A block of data
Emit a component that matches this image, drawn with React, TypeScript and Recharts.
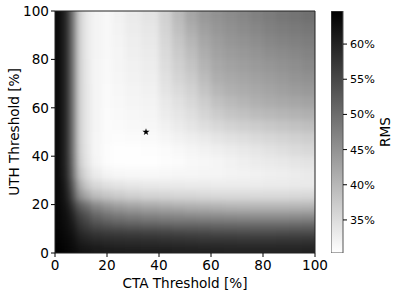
import React from 'react';
import { ScatterChart, Scatter, BarChart, Bar, XAxis, YAxis, ReferenceArea, Symbols } from 'recharts';

// bin edges of the threshold grid [%]
const X_EDGES = [0, 1.5, 3, 4.5, 6, 7.5, 9, 11, 14, 18, 22, 27, 33, 40, 45, 50, 55, 60, 65, 70, 75, 80, 85, 90, 95, 100];
const Y_EDGES = [0, 2, 4, 6, 8, 10, 13, 16, 19, 22, 26, 30, 35, 40, 45, 50, 55, 60, 65, 70, 75, 80, 85, 90, 95, 100];

// RMS [%] per cell, rows from UTH 0 (bottom) up to UTH 100, columns CTA 0 -> 100
const RMS = [
  [64.6, 64.4, 64.1, 63.8, 63.4, 63.0, 62.4, 62.0, 61.6, 61.3, 61.1, 61.0, 60.9, 60.8, 60.7, 60.6, 60.5, 60.4, 60.3, 60.2, 60.2, 60.2, 60.2, 60.3, 60.3],
  [64.5, 64.2, 63.9, 63.5, 63.0, 62.4, 61.5, 61.0, 60.5, 60.1, 59.9, 59.7, 59.6, 59.5, 59.3, 59.2, 59.1, 59.0, 59.0, 58.9, 58.9, 58.9, 59.0, 59.1, 59.2],
  [64.4, 64.0, 63.7, 63.3, 62.7, 61.9, 60.7, 60.0, 59.3, 58.9, 58.6, 58.5, 58.3, 58.1, 57.9, 57.8, 57.6, 57.5, 57.5, 57.4, 57.4, 57.4, 57.5, 57.6, 57.7],
  [64.3, 63.9, 63.5, 63.0, 62.3, 61.3, 59.8, 59.0, 58.2, 57.7, 57.4, 57.2, 57.0, 56.7, 56.5, 56.3, 56.2, 56.0, 55.9, 55.8, 55.8, 55.8, 55.9, 56.0, 56.1],
  [64.2, 63.8, 63.3, 62.7, 61.8, 60.6, 59.0, 58.0, 56.9, 56.3, 56.0, 55.8, 55.5, 55.2, 54.8, 54.6, 54.4, 54.1, 54.0, 53.9, 53.8, 53.8, 53.9, 54.0, 54.1],
  [64.1, 63.6, 63.0, 62.3, 61.0, 59.5, 57.6, 56.2, 54.5, 53.5, 52.8, 52.3, 51.9, 51.6, 51.4, 51.3, 51.2, 51.1, 51.0, 50.9, 50.9, 50.9, 51.0, 51.1, 51.2],
  [64.0, 63.4, 62.8, 61.8, 60.0, 58.0, 56.0, 54.2, 51.8, 50.3, 49.3, 48.6, 48.0, 47.6, 47.3, 47.1, 46.9, 46.7, 46.6, 46.5, 46.4, 46.4, 46.4, 46.5, 46.6],
  [63.9, 63.2, 62.5, 61.0, 58.5, 55.8, 53.5, 51.5, 48.5, 46.8, 45.6, 44.8, 44.0, 43.6, 43.2, 42.9, 42.7, 42.4, 42.2, 42.1, 42.0, 42.0, 42.0, 42.1, 42.2],
  [63.8, 63.0, 62.0, 60.0, 56.5, 53.0, 50.5, 48.0, 45.0, 43.2, 42.0, 41.2, 40.6, 40.2, 39.8, 39.6, 39.4, 39.2, 39.0, 38.9, 38.8, 38.8, 38.8, 38.9, 39.0],
  [63.7, 62.8, 61.5, 58.5, 53.5, 48.5, 44.5, 41.5, 39.0, 37.8, 37.0, 36.4, 36.0, 35.8, 35.6, 35.5, 35.3, 35.2, 35.2, 35.1, 35.1, 35.2, 35.2, 35.3, 35.4],
  [63.6, 62.5, 61.0, 57.0, 51.5, 46.0, 41.0, 37.5, 35.5, 34.5, 34.0, 33.6, 33.3, 33.1, 33.1, 33.0, 33.0, 32.9, 32.9, 32.9, 32.9, 33.0, 33.0, 33.1, 33.2],
  [63.5, 62.2, 60.3, 55.8, 49.0, 43.0, 38.0, 35.0, 32.8, 31.8, 31.4, 31.3, 31.3, 31.4, 31.5, 31.5, 31.6, 31.7, 31.9, 32.0, 32.2, 32.4, 32.6, 32.9, 33.1],
  [63.5, 62.0, 60.0, 55.2, 48.3, 42.0, 36.5, 33.8, 31.6, 30.7, 30.4, 30.4, 30.5, 30.7, 30.9, 31.2, 31.4, 31.7, 32.1, 32.4, 32.8, 33.1, 33.4, 33.8, 34.1],
  [63.5, 62.0, 60.0, 55.0, 48.0, 41.6, 36.1, 33.5, 31.5, 30.7, 30.5, 30.5, 30.6, 30.9, 31.2, 31.6, 32.0, 32.4, 32.8, 33.3, 33.7, 34.2, 34.6, 35.1, 35.6],
  [63.5, 62.0, 60.0, 55.0, 48.0, 41.5, 36.0, 33.4, 31.5, 30.8, 30.7, 30.8, 31.0, 31.5, 32.0, 32.6, 33.2, 33.8, 34.3, 34.8, 35.3, 35.7, 36.1, 36.5, 36.9],
  [63.5, 62.0, 60.0, 55.0, 48.0, 41.5, 36.0, 33.4, 31.6, 30.9, 31.0, 31.2, 31.4, 32.2, 33.0, 33.8, 34.7, 35.6, 36.3, 36.8, 37.2, 37.7, 38.1, 38.5, 38.9],
  [63.5, 62.0, 60.0, 55.0, 48.0, 41.5, 36.0, 33.4, 31.6, 30.9, 31.1, 31.4, 31.7, 32.8, 33.7, 34.6, 35.9, 37.2, 38.1, 38.7, 39.3, 39.8, 40.2, 40.6, 41.0],
  [63.5, 62.0, 60.0, 55.0, 48.0, 41.5, 36.0, 33.4, 31.7, 31.0, 31.3, 31.6, 31.9, 33.3, 34.4, 35.5, 37.1, 38.6, 39.6, 40.3, 40.9, 41.5, 41.9, 42.3, 42.7],
  [63.5, 62.0, 60.0, 55.0, 48.0, 41.5, 36.0, 33.4, 31.7, 31.0, 31.4, 31.8, 32.2, 33.9, 35.2, 36.4, 38.3, 40.0, 40.9, 41.5, 42.1, 42.6, 43.1, 43.6, 44.0],
  [63.5, 62.0, 60.0, 55.0, 48.0, 41.5, 36.0, 33.3, 31.7, 31.1, 31.5, 32.0, 32.4, 34.4, 35.9, 37.3, 39.4, 41.2, 41.9, 42.5, 43.0, 43.5, 44.1, 44.7, 45.2],
  [63.5, 62.0, 60.0, 55.0, 48.0, 41.5, 36.0, 33.3, 31.7, 31.1, 31.6, 32.2, 32.7, 34.9, 36.6, 38.2, 40.4, 42.0, 42.8, 43.4, 43.9, 44.4, 45.0, 45.6, 46.2],
  [63.5, 62.0, 60.0, 55.0, 48.0, 41.5, 36.0, 33.2, 31.8, 31.2, 31.7, 32.4, 33.0, 35.3, 37.3, 39.2, 41.4, 42.8, 43.6, 44.2, 44.8, 45.5, 46.0, 46.5, 47.0],
  [63.5, 62.0, 60.0, 55.0, 48.0, 41.5, 36.0, 33.2, 31.8, 31.2, 31.8, 32.6, 33.3, 35.7, 38.0, 40.2, 42.2, 43.5, 44.4, 45.0, 45.7, 46.5, 47.0, 47.4, 47.8],
  [63.5, 62.0, 60.0, 55.0, 48.0, 41.5, 36.0, 33.2, 31.8, 31.3, 31.9, 32.8, 33.6, 36.1, 38.8, 41.2, 43.1, 44.3, 45.1, 45.8, 46.5, 47.3, 47.8, 48.2, 48.7],
  [63.5, 62.0, 60.0, 55.0, 48.0, 41.5, 36.0, 33.2, 31.8, 31.3, 32.0, 33.0, 34.0, 36.5, 39.5, 42.3, 44.0, 45.0, 45.8, 46.5, 47.3, 48.0, 48.6, 49.1, 49.6],
];

const AXIS_TICKS = [0, 20, 40, 60, 80, 100];
const CBAR_TICKS = [35, 40, 45, 50, 55, 60];
const RMS_MIN = 30.3;
const RMS_MAX = 64.7;
const CBAR = [{ name: 'RMS', range: [RMS_MIN, RMS_MAX] }];

// best threshold pair
const BEST = [{ cta: 35, uth: 50 }];

const FONT = '"DejaVu Sans", sans-serif';
const FS = 13.6;

// gray_r colormap
const gray = (v: number) => {
  const t = Math.min(1, Math.max(0, (v - RMS_MIN) / (RMS_MAX - RMS_MIN)));
  const g = Math.round(255 * (1 - t));
  return `rgb(${g},${g},${g})`;
};

const cells = RMS.flatMap((row, j) =>
  row.map((v, i) => ({ x1: X_EDGES[i], x2: X_EDGES[i + 1], y1: Y_EDGES[j], y2: Y_EDGES[j + 1], v }))
);

const StarShape = (props: any) => (
  <Symbols cx={props.cx} cy={props.cy} type="star" size={16} fill="#000" />
);

// smooth the cell grid like an interpolated image
const css = `g:has(> g.heat-cell){filter:url(#smooth);}`;

export default function App() {
  return (
    <div style={{ position: 'absolute', left: 0, top: 0, width: 398, height: 296, background: '#fff', fontFamily: FONT }}>
      <style>{css}</style>
      <svg width={0} height={0} style={{ position: 'absolute' }}>
        <defs>
          <filter id="smooth" x="0" y="0" width="1" height="1" filterUnits="objectBoundingBox" colorInterpolationFilters="sRGB">
            <feGaussianBlur stdDeviation="2.5 3" />
            <feComponentTransfer>
              <feFuncA type="linear" slope="0" intercept="1" />
            </feComponentTransfer>
          </filter>
          <linearGradient id="cbar" x1="0" y1="1" x2="0" y2="0">
            <stop offset="0" stopColor="#fff" />
            <stop offset="1" stopColor="#000" />
          </linearGradient>
        </defs>
      </svg>
      <div style={{ position: 'absolute', left: 0, top: 0 }}>
        <ScatterChart width={330} height={296} margin={{ top: 11, right: 15, bottom: 0, left: 10 }}>
          <XAxis
            type="number"
            dataKey="cta"
            domain={[0, 100]}
            ticks={AXIS_TICKS}
            height={43}
            axisLine={false}
            tickSize={4}
            tickMargin={3}
            tick={{ fill: '#000', fontSize: FS }}
            tickLine={{ stroke: '#000' }}
            label={{ value: 'CTA Threshold [%]', position: 'insideBottom', offset: 8, fill: '#000', fontSize: FS }}
          />
          <YAxis
            type="number"
            dataKey="uth"
            domain={[0, 100]}
            ticks={AXIS_TICKS}
            width={45}
            axisLine={false}
            tickSize={4}
            tickMargin={2}
            tick={{ fill: '#000', fontSize: FS }}
            tickLine={{ stroke: '#000' }}
            label={{ value: 'UTH Threshold [%]', angle: -90, position: 'insideLeft', offset: 4, fill: '#000', fontSize: FS, style: { textAnchor: 'middle' } }}
          />
          {cells.map((c, k) => (
            <ReferenceArea
              key={k}
              className="heat-cell"
              zIndex={-5}
              x1={c.x1}
              x2={c.x2}
              y1={c.y1}
              y2={c.y2}
              fill={gray(c.v)}
              fillOpacity={1}
              stroke="none"
              shapeRendering="crispEdges"
            />
          ))}
          <ReferenceArea x1={0} x2={100} y1={0} y2={100} zIndex={150} fill="none" fillOpacity={0} stroke="#222" strokeWidth={1} />
          <Scatter data={BEST} shape={StarShape} isAnimationActive={false} />
        </ScatterChart>
      </div>
      <div style={{ position: 'absolute', left: 331, top: 0 }}>
        <BarChart width={67} height={296} data={CBAR} margin={{ top: 11, right: 0, bottom: 43, left: 0 }} barCategoryGap={0}>
          <XAxis dataKey="name" hide />
          <YAxis
            type="number"
            orientation="right"
            domain={[RMS_MIN, RMS_MAX]}
            allowDataOverflow
            ticks={CBAR_TICKS}
            width={55}
            axisLine={false}
            tickSize={4}
            tickMargin={3}
            tick={{ fill: '#000', fontSize: 11.2 }}
            tickLine={{ stroke: '#000' }}
            tickFormatter={(v: number) => `${v}%`}
            label={{ value: 'RMS', angle: -90, position: 'insideRight', offset: 13, fill: '#000', fontSize: FS, style: { textAnchor: 'middle' } }}
          />
          <Bar dataKey="range" fill="url(#cbar)" stroke="#555" strokeWidth={1} isAnimationActive={false} />
        </BarChart>
      </div>
    </div>
  );
}
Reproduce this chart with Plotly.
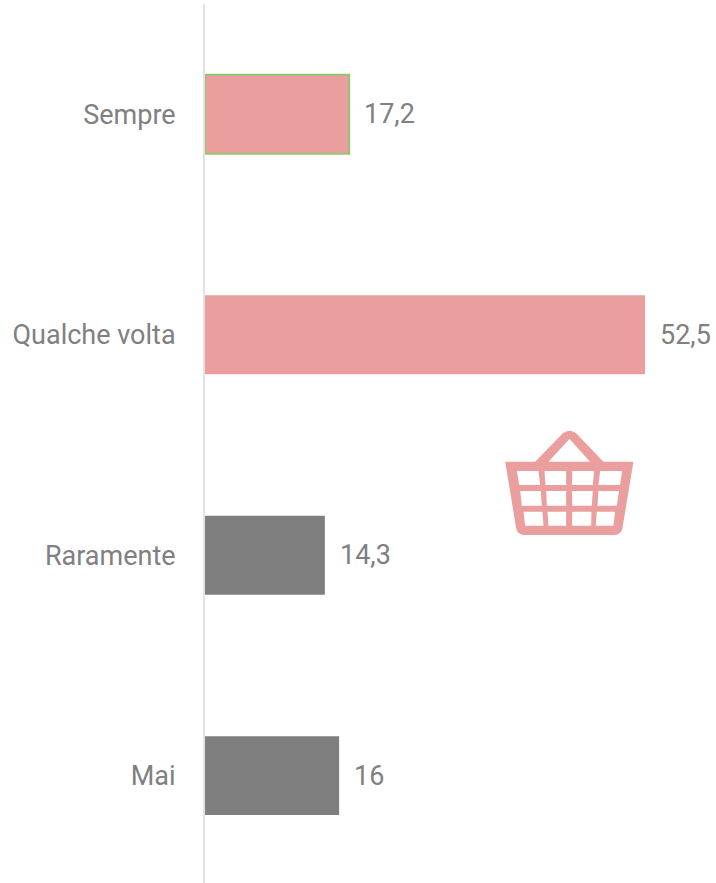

_Stated problem_: Extract, word for word, each line from the top of the data down to and including the line with "YAxis, ReferenceArea, Symbols"; skip the pictures.

_Answer to the problem_:
Emit a component that matches this image, drawn with React, TypeScript and Recharts.
import React from 'react';
import { ScatterChart, Scatter, BarChart, Bar, XAxis, YAxis, ReferenceArea, Symbols } from 'recharts';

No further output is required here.